Copy the lines of the data below exactly, starting at the first and stopping after the line that contains "con carico 100"; include no pictures.

** Begin **

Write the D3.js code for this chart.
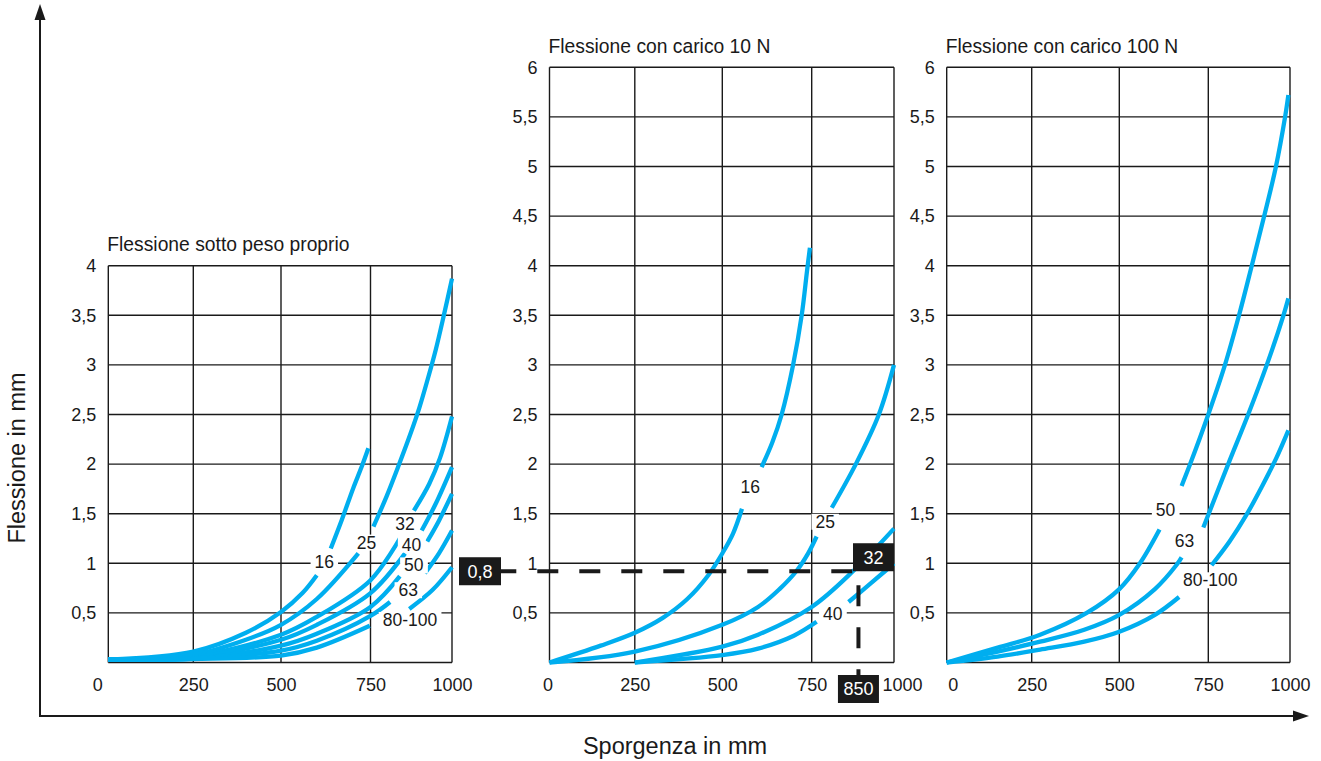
<!DOCTYPE html>
<html>
<head>
<meta charset="utf-8">
<script src="https://cdn.jsdelivr.net/npm/d3@7"></script>
<style>
  body { margin: 0; background: #fff; }
  svg { display: block; font-family: "Liberation Sans", Arial, sans-serif; }
</style>
</head>
<body>
<svg id="chart" width="1321" height="761"></svg>
<script>
// Tick values
const xTicks = [0, 250, 500, 750, 1000];
const yTicksSmall = [0.5, 1, 1.5, 2, 2.5, 3, 3.5, 4];
const yTicksLarge = [0.5, 1, 1.5, 2, 2.5, 3, 3.5, 4, 4.5, 5, 5.5, 6];

const panelTitles = ["Flessione sotto peso proprio", "Flessione con carico 10 N", "Flessione con carico 100 N"];

// Curves: each split in two pieces around its label, [sporgenza mm, flessione mm]
const seriesPeso = [
  { name: "16", lower: [[0, 0.03], [250, 0.11], [400, 0.3], [500, 0.51], [560, 0.7], [600, 0.88]],
    upper: [[639, 1.15], [670, 1.44], [702, 1.76], [725, 1.97], [744, 2.16]], tag: [621, 1.01] },
  { name: "25", lower: [[0, 0.03], [250, 0.08], [400, 0.23], [500, 0.38], [600, 0.64], [716, 1.1]],
    upper: [[759, 1.37], [800, 1.68], [838, 2.0], [872, 2.3], [900, 2.57], [925, 2.85], [950, 3.15], [975, 3.5], [1000, 3.87]], tag: [739, 1.21] },
  { name: "32", lower: [[0, 0.03], [250, 0.06], [500, 0.28], [600, 0.46], [750, 0.83], [840, 1.25]],
    upper: [[883, 1.53], [930, 1.8], [963, 2.06], [1000, 2.48]], tag: [856, 1.4] },
  { name: "40", lower: [[0, 0.03], [250, 0.05], [500, 0.23], [600, 0.38], [750, 0.7], [856, 1.1]],
    upper: [[907, 1.33], [950, 1.6], [1000, 1.97]], tag: [876, 1.19] },
  { name: "50", lower: [[0, 0.03], [250, 0.04], [500, 0.17], [600, 0.29], [750, 0.56], [840, 0.87]],
    upper: [[924, 1.22], [960, 1.43], [1000, 1.7]], tag: [883, 0.98] },
  { name: "63", lower: [[0, 0.03], [250, 0.04], [500, 0.12], [600, 0.22], [750, 0.47], [810, 0.61]],
    upper: [[917, 0.9], [960, 1.1], [1000, 1.33]], tag: [866, 0.73] },
  { name: "80-100", lower: [[0, 0.03], [250, 0.035], [500, 0.07], [600, 0.15], [748, 0.37]],
    upper: [[869, 0.54], [940, 0.73], [1000, 0.96]], tag: [871, 0.43] }
];

const series10N = [
  { name: "16", lower: [[0, 0], [150, 0.17], [250, 0.3], [330, 0.45], [400, 0.64], [460, 0.88], [500, 1.1], [530, 1.3], [555, 1.55]],
    upper: [[610, 1.97], [640, 2.22], [666, 2.5], [698, 3.0], [722, 3.5], [737, 3.95], [745, 4.18]], tag: [578, 1.77] },
  { name: "25", lower: [[0, 0], [250, 0.11], [500, 0.38], [600, 0.56], [660, 0.74], [708, 0.925], [740, 1.1], [765, 1.27]],
    upper: [[811, 1.56], [884, 2.0], [954, 2.5], [1000, 3.0]], tag: [791, 1.42] },
  { name: "32", lower: [[250, 0], [500, 0.16], [600, 0.28], [750, 0.56], [877, 0.925], [1000, 1.35]],
    upper: [], tag: null },
  { name: "40", lower: [[250, 0], [500, 0.075], [600, 0.14], [700, 0.27], [765, 0.41]],
    upper: [[862, 0.61], [930, 0.8], [976, 0.93], [1000, 1.0]], tag: [814, 0.49] }
];

const series100N = [
  { name: "50", lower: [[0, 0], [150, 0.15], [274, 0.28], [407, 0.5], [500, 0.74], [558, 1.0], [613, 1.34]],
    upper: [[675, 1.78], [699, 2.0], [750, 2.5], [801, 3.0], [844, 3.5], [883, 4.0], [921, 4.5], [957, 5.0], [985, 5.5], [995, 5.72]], tag: [630, 1.54] },
  { name: "63", lower: [[0, 0], [150, 0.11], [274, 0.21], [400, 0.33], [500, 0.48], [600, 0.74], [660, 0.98], [675, 1.06]],
    upper: [[736, 1.36], [811, 2.0], [872, 2.5], [929, 3.0], [980, 3.5], [995, 3.67]], tag: [683, 1.23] },
  { name: "80-100", lower: [[0, 0], [150, 0.06], [274, 0.13], [400, 0.21], [500, 0.31], [600, 0.48], [668, 0.66]],
    upper: [[760, 0.98], [815, 1.22], [867, 1.49], [915, 1.78], [958, 2.06], [995, 2.34]], tag: [756, 0.83] }
];

// Reading example on the 10 N chart
const guideY = 0.92;
const guideX = 892;
const guideTags = ["0,8", "32", "850"];

// Layout
const svg = d3.select("#chart");
const bottomPx = 662.5, unitPx = 99.2;
const panelX = [
  [108.3, 193.3, 281, 370.5, 452],
  [549.5, 634.8, 722.3, 811.7, 894],
  [946.7, 1031.7, 1119.3, 1208.3, 1290]
];
const zeroShift = [-11, -2, 6];
const lastShift = [0, 8, 0];
const ink = "#1a1a1a";
const blue = "#00aeef";
const fmt = d => String(d).replace(".", ",");

const panels = [
  { series: seriesPeso, yTicks: yTicksSmall },
  { series: series10N, yTicks: yTicksLarge },
  { series: series100N, yTicks: yTicksLarge }
];

const scales = [];

panels.forEach((p, i) => {
  const yMax = d3.max(p.yTicks);
  const x = d3.scaleLinear().domain(xTicks).range(panelX[i]);
  const y = d3.scaleLinear().domain([0, yMax]).range([bottomPx, bottomPx - unitPx * yMax]);
  scales.push({ x, y });
  const g = svg.append("g");

  // Grid
  g.selectAll(".hgrid").data([0, ...p.yTicks]).join("line")
    .attr("x1", x(0)).attr("x2", x(1000))
    .attr("y1", d => y(d)).attr("y2", d => y(d))
    .attr("stroke", ink).attr("stroke-width", 1.4);
  g.selectAll(".vgrid").data(xTicks).join("line")
    .attr("x1", d => x(d)).attr("x2", d => x(d))
    .attr("y1", y(0)).attr("y2", y(yMax))
    .attr("stroke", ink).attr("stroke-width", 1.4);

  // Axes
  const ax = g.append("g")
    .attr("transform", `translate(0,${bottomPx})`)
    .call(d3.axisBottom(x).tickValues(xTicks).tickSize(0).tickPadding(16).tickFormat(fmt));
  ax.select(".domain").remove();
  ax.selectAll("text")
    .attr("dx", (d, j) => j === 0 ? zeroShift[i] : (j === xTicks.length - 1 ? lastShift[i] : 0))
    .attr("font-size", 18).attr("font-family", "Liberation Sans, Arial, sans-serif").attr("fill", ink);

  const ay = g.append("g")
    .attr("transform", `translate(${x(0)},0)`)
    .call(d3.axisLeft(y).tickValues(p.yTicks).tickSize(0).tickPadding(12).tickFormat(fmt));
  ay.select(".domain").remove();
  ay.selectAll("text")
    .attr("font-size", 18).attr("font-family", "Liberation Sans, Arial, sans-serif").attr("fill", ink);

  // Title
  g.append("text")
    .attr("x", x(0) - 1).attr("y", y(yMax) - 14.5)
    .attr("font-size", 19.3).attr("fill", ink)
    .text(panelTitles[i]);

  // Curves
  const line = d3.line().x(d => x(d[0])).y(d => y(d[1])).curve(d3.curveCatmullRom.alpha(0.5));
  p.series.forEach(s => {
    [s.lower, s.upper].forEach(seg => {
      if (!seg.length) return;
      g.append("path")
        .attr("d", line(seg))
        .attr("fill", "none").attr("stroke", blue).attr("stroke-width", 4.3);
    });
  });

  // Curve labels on white patches
  p.series.filter(s => s.tag).forEach(s => {
    const lg = g.append("g");
    const t = lg.append("text")
      .attr("x", x(s.tag[0])).attr("y", y(s.tag[1]))
      .attr("dy", "0.35em").attr("text-anchor", "middle")
      .attr("font-size", 17.5).attr("fill", ink)
      .text(s.name);
    const bb = t.node().getBBox();
    lg.insert("rect", "text")
      .attr("x", bb.x - 4).attr("y", bb.y + 2)
      .attr("width", bb.width + 8).attr("height", bb.height - 4)
      .attr("fill", "#fff");
  });
});

// Reading example (10 N chart)
{
  const { x, y } = scales[1];
  const gy = y(guideY), gx = x(guideX);
  const g = svg.append("g");

  g.append("line")
    .attr("x1", 459).attr("x2", x(1000) - 41)
    .attr("y1", gy).attr("y2", gy)
    .attr("stroke", ink).attr("stroke-width", 4)
    .attr("stroke-dasharray", "21,21").attr("stroke-dashoffset", 5.7);
  g.append("line")
    .attr("x1", gx).attr("x2", gx)
    .attr("y1", gy).attr("y2", bottomPx + 35)
    .attr("stroke", ink).attr("stroke-width", 4)
    .attr("stroke-dasharray", "21,21").attr("stroke-dashoffset", 28);

  const boxes = [
    { x: 459, y: gy - 14, w: 42, h: 28 },
    { x: x(1000) - 41, y: gy - 28, w: 41, h: 28 },
    { x: gx - 20.5, y: bottomPx + 12.5, w: 41, h: 28 }
  ];
  boxes.forEach((b, j) => {
    g.append("rect").attr("x", b.x).attr("y", b.y).attr("width", b.w).attr("height", b.h).attr("fill", ink);
    g.append("text")
      .attr("x", b.x + b.w / 2).attr("y", b.y + b.h / 2)
      .attr("dy", "0.35em").attr("text-anchor", "middle")
      .attr("font-size", 18).attr("fill", "#fff")
      .text(guideTags[j]);
  });
}

// Outer axes with arrows
svg.append("line").attr("x1", 40).attr("x2", 40).attr("y1", 717).attr("y2", 18)
  .attr("stroke", ink).attr("stroke-width", 2);
svg.append("line").attr("x1", 39).attr("x2", 1294).attr("y1", 716).attr("y2", 716)
  .attr("stroke", ink).attr("stroke-width", 2);
svg.append("path").attr("d", "M40,4 L34.5,20 L45.5,20 Z").attr("fill", ink);
svg.append("path").attr("d", "M1309,716 L1293,710.5 L1293,721.5 Z").attr("fill", ink);

svg.append("text")
  .attr("transform", "translate(25,458) rotate(-90)")
  .attr("text-anchor", "middle").attr("font-size", 23.5).attr("fill", ink)
  .text("Flessione in mm");
svg.append("text")
  .attr("x", 675).attr("y", 753.5)
  .attr("text-anchor", "middle").attr("font-size", 23.5).attr("fill", ink)
  .text("Sporgenza in mm");
</script>
</body>
</html>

** End **

* _Answer for the task_
Write the D3.js code for this chart.
<!DOCTYPE html>
<html>
<head>
<meta charset="utf-8">
<script src="https://cdn.jsdelivr.net/npm/d3@7"></script>
<style>
  body { margin: 0; background: #fff; }
  svg { display: block; font-family: "Liberation Sans", Arial, sans-serif; }
</style>
</head>
<body>
<svg id="chart" width="1321" height="761"></svg>
<script>
// Tick values
const xTicks = [0, 250, 500, 750, 1000];
const yTicksSmall = [0.5, 1, 1.5, 2, 2.5, 3, 3.5, 4];
const yTicksLarge = [0.5, 1, 1.5, 2, 2.5, 3, 3.5, 4, 4.5, 5, 5.5, 6];

const panelTitles = ["Flessione sotto peso proprio", "Flessione con carico 10 N", "Flessione con carico 100 N"];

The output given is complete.